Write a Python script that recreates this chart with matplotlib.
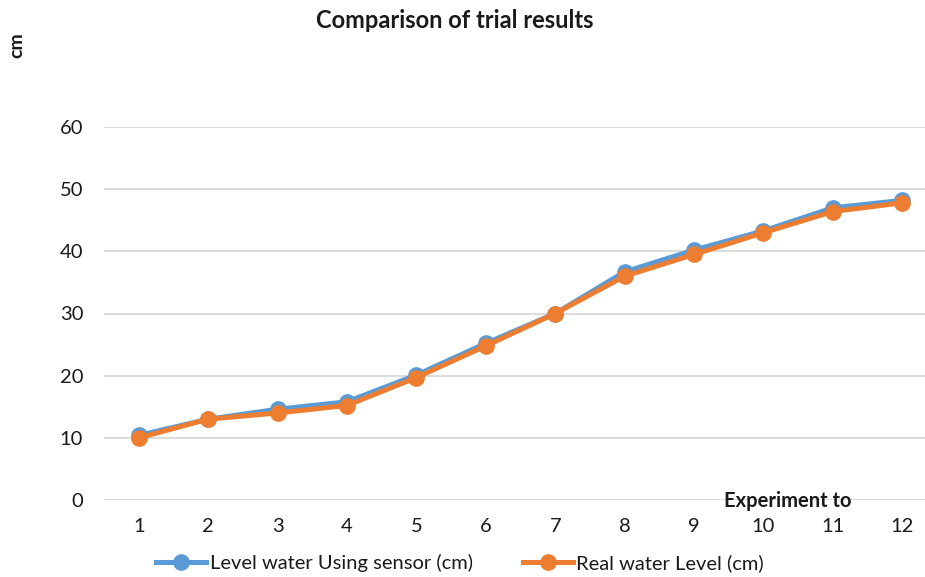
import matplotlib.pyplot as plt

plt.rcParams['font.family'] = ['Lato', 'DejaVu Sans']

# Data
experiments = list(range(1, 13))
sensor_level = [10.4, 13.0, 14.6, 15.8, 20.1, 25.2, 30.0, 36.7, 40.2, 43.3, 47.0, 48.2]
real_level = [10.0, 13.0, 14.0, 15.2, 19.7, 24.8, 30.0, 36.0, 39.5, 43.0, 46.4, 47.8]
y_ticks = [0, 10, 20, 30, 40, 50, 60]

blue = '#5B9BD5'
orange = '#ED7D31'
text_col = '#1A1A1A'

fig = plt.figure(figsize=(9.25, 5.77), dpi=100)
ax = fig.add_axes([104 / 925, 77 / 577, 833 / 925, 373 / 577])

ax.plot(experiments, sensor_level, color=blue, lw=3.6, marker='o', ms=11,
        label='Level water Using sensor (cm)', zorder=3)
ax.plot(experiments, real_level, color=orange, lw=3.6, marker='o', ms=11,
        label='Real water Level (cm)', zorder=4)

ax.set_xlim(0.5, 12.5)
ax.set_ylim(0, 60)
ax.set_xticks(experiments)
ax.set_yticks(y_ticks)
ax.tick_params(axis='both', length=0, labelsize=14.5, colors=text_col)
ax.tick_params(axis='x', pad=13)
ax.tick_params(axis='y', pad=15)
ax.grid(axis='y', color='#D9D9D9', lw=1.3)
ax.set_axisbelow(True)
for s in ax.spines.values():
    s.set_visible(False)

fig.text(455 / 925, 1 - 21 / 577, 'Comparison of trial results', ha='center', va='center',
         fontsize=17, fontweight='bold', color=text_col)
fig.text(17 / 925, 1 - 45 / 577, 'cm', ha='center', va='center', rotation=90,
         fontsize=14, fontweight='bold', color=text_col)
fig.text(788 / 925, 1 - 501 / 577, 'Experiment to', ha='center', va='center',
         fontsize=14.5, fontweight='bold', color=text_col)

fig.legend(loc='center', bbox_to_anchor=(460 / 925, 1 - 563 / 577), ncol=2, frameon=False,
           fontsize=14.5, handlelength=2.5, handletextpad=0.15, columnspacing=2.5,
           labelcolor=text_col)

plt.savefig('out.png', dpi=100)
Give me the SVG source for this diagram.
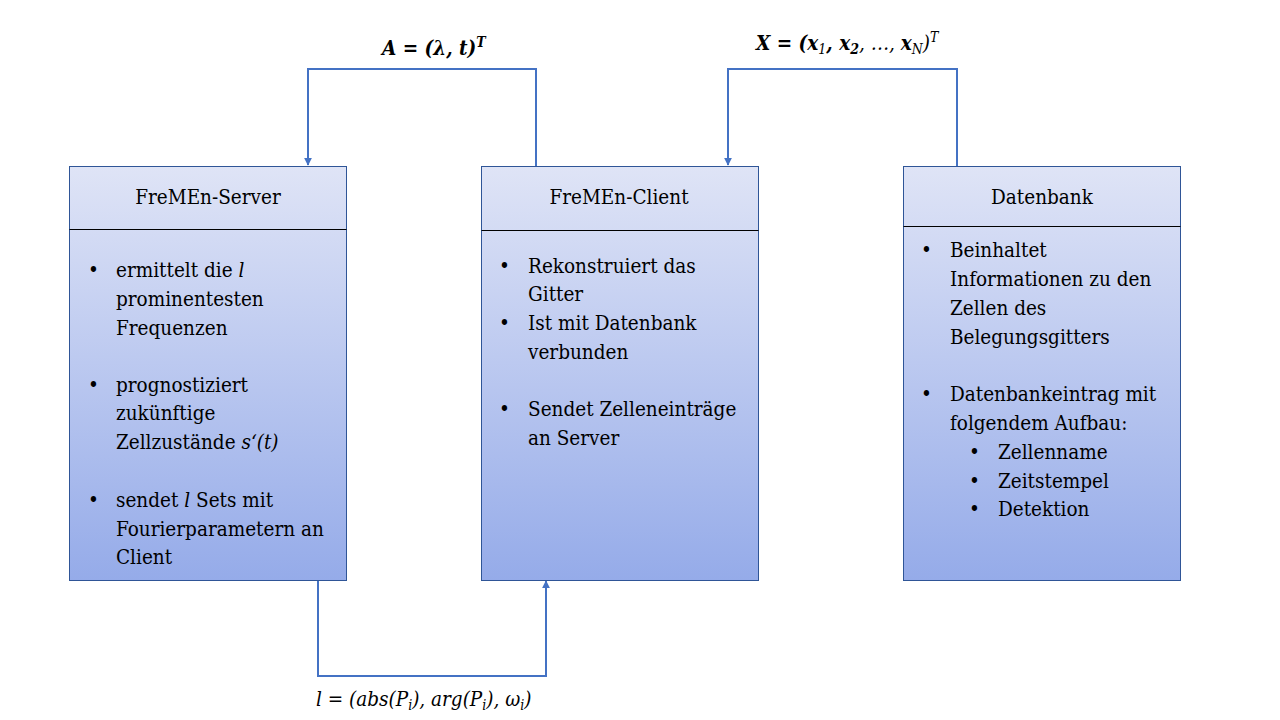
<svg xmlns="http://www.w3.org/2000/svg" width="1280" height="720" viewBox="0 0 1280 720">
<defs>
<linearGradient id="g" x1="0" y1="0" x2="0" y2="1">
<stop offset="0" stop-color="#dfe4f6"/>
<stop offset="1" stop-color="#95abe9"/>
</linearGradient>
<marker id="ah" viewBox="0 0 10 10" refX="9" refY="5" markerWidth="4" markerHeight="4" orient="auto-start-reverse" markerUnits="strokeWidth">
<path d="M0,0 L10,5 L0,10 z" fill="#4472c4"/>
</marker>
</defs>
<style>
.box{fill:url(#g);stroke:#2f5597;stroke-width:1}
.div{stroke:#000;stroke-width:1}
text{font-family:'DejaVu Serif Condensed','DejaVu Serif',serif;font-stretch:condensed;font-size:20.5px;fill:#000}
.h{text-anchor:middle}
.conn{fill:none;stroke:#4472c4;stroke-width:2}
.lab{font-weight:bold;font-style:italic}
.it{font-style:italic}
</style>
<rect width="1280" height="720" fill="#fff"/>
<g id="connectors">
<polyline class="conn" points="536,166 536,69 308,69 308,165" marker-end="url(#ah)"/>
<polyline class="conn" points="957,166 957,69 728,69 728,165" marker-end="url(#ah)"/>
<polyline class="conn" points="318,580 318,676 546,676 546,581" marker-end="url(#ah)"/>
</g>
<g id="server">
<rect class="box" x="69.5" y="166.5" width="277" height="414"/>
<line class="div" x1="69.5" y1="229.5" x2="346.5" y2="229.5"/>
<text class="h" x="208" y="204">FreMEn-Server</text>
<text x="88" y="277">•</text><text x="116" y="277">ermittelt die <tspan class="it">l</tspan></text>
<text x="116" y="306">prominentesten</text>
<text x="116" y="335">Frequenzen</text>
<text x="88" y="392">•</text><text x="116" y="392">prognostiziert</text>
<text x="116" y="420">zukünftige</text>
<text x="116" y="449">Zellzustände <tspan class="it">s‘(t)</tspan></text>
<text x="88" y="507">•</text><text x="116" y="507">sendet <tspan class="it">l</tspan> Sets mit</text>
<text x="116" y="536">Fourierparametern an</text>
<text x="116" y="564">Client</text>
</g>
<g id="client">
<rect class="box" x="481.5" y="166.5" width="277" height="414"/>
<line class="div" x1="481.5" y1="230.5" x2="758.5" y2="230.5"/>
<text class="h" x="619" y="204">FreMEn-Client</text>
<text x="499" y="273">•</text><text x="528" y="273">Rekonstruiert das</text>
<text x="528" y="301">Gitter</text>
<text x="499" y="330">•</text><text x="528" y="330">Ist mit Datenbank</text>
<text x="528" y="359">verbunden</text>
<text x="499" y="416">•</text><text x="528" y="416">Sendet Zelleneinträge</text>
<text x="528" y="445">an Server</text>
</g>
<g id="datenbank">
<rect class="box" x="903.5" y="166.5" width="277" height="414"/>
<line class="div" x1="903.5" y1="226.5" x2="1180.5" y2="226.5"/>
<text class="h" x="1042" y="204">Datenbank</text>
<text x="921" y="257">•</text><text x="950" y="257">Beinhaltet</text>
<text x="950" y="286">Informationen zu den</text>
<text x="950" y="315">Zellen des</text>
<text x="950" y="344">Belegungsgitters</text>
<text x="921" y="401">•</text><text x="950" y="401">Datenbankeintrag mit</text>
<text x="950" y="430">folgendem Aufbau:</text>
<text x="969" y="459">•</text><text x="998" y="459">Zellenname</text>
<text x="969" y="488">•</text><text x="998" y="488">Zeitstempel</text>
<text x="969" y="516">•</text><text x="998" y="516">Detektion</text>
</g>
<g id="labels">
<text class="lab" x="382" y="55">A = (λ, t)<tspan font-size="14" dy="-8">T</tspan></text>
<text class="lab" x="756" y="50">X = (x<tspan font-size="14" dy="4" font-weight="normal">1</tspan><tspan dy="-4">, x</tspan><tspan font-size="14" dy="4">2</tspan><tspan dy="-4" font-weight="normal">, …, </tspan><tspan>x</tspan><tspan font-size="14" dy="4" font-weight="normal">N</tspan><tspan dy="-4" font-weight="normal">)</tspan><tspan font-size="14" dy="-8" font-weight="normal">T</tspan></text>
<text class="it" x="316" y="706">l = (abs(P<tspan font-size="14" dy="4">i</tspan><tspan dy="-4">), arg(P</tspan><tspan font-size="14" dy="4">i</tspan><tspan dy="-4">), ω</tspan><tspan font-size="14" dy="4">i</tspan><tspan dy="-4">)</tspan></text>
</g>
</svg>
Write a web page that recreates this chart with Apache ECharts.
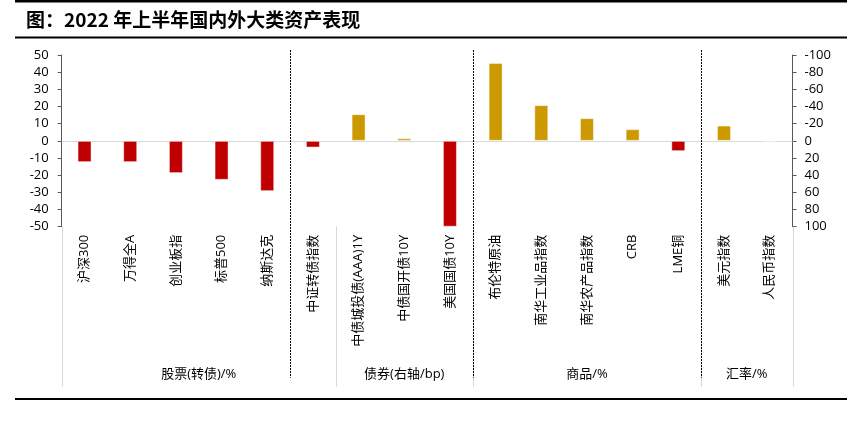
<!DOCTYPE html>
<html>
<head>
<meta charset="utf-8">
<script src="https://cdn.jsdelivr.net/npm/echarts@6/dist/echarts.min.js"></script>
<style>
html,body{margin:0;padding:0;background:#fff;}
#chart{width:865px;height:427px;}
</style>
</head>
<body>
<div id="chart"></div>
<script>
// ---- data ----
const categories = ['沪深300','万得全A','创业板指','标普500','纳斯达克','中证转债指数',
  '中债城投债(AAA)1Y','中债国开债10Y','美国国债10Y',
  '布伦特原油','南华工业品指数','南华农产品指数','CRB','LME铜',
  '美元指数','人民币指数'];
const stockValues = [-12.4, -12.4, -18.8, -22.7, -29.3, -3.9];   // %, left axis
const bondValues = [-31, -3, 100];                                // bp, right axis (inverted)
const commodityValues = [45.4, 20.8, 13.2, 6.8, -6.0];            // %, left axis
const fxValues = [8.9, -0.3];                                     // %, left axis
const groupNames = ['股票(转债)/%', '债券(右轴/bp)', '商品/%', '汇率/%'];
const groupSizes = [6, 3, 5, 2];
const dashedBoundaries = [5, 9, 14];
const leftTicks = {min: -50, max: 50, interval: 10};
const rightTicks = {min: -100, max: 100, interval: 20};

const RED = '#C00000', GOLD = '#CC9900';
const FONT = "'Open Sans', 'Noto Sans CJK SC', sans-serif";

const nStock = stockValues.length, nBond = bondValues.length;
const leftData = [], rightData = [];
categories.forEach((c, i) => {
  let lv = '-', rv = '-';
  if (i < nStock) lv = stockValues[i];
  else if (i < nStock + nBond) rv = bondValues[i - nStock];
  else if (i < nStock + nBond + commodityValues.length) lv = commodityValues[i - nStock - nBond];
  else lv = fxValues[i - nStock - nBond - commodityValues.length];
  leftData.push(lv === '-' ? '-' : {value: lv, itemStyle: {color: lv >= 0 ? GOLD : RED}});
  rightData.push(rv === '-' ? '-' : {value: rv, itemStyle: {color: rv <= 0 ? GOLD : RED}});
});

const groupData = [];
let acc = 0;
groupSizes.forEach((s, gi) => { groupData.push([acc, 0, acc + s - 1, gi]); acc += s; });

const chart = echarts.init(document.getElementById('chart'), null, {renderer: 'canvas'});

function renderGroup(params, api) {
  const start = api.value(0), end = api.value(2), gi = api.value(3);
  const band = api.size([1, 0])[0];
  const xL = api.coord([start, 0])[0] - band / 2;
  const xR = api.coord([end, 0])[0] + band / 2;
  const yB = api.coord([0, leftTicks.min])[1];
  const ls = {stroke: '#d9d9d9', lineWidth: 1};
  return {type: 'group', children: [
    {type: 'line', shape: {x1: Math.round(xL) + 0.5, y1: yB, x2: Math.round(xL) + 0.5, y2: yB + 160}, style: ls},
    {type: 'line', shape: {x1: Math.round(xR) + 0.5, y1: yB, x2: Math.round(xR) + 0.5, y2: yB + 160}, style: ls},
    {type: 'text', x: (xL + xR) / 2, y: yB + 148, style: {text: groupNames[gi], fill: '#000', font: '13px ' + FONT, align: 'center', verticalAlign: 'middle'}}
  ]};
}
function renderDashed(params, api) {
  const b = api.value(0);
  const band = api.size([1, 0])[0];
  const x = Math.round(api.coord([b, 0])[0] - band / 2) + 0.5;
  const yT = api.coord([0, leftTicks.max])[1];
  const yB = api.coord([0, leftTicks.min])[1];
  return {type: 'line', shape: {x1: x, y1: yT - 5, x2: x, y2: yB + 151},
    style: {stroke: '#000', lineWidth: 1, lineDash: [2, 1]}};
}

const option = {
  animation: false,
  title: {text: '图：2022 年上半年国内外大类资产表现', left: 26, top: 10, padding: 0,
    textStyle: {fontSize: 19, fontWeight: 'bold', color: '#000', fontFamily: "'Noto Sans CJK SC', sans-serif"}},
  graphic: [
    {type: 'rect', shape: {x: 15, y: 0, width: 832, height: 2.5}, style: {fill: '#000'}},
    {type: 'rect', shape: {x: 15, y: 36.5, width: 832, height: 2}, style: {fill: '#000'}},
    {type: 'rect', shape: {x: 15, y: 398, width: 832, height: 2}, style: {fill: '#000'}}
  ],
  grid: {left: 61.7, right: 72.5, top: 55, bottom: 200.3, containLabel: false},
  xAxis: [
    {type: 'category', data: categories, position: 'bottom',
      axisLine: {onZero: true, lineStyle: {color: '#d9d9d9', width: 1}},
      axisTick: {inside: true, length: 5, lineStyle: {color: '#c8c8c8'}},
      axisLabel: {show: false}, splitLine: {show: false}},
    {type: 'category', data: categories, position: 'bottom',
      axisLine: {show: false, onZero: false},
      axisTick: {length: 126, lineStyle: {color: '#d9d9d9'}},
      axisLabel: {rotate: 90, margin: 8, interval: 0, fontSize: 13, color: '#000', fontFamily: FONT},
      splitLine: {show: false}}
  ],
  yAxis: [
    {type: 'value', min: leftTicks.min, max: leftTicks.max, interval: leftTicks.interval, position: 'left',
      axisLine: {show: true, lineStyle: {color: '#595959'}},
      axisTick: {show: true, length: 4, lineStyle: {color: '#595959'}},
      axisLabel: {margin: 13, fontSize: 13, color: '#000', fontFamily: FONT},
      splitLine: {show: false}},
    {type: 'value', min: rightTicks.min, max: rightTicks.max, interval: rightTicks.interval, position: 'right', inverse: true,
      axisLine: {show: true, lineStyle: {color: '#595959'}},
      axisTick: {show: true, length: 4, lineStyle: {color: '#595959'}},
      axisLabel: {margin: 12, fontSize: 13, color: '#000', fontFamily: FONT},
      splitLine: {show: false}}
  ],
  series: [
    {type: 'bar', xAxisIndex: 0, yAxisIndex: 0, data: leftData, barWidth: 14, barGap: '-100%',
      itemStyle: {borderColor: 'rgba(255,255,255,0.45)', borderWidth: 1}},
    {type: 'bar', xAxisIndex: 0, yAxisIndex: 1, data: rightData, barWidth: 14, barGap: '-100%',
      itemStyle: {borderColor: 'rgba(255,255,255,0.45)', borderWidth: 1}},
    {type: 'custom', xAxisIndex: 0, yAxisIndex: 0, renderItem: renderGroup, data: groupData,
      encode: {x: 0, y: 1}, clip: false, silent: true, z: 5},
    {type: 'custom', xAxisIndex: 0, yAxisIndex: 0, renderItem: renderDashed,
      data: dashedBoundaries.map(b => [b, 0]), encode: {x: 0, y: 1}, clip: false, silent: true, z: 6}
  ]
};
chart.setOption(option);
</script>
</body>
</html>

■ ■ ■ ■ ■ ■ ■

▶ Goal of the exercise: Write out every line from the entries where "this" appears.

▶ Response below:
Write a Python script that recreates this chart with matplotlib.
Give me the SVG source for this diagram.
Write a web page that recreates this chart with Apache ECharts.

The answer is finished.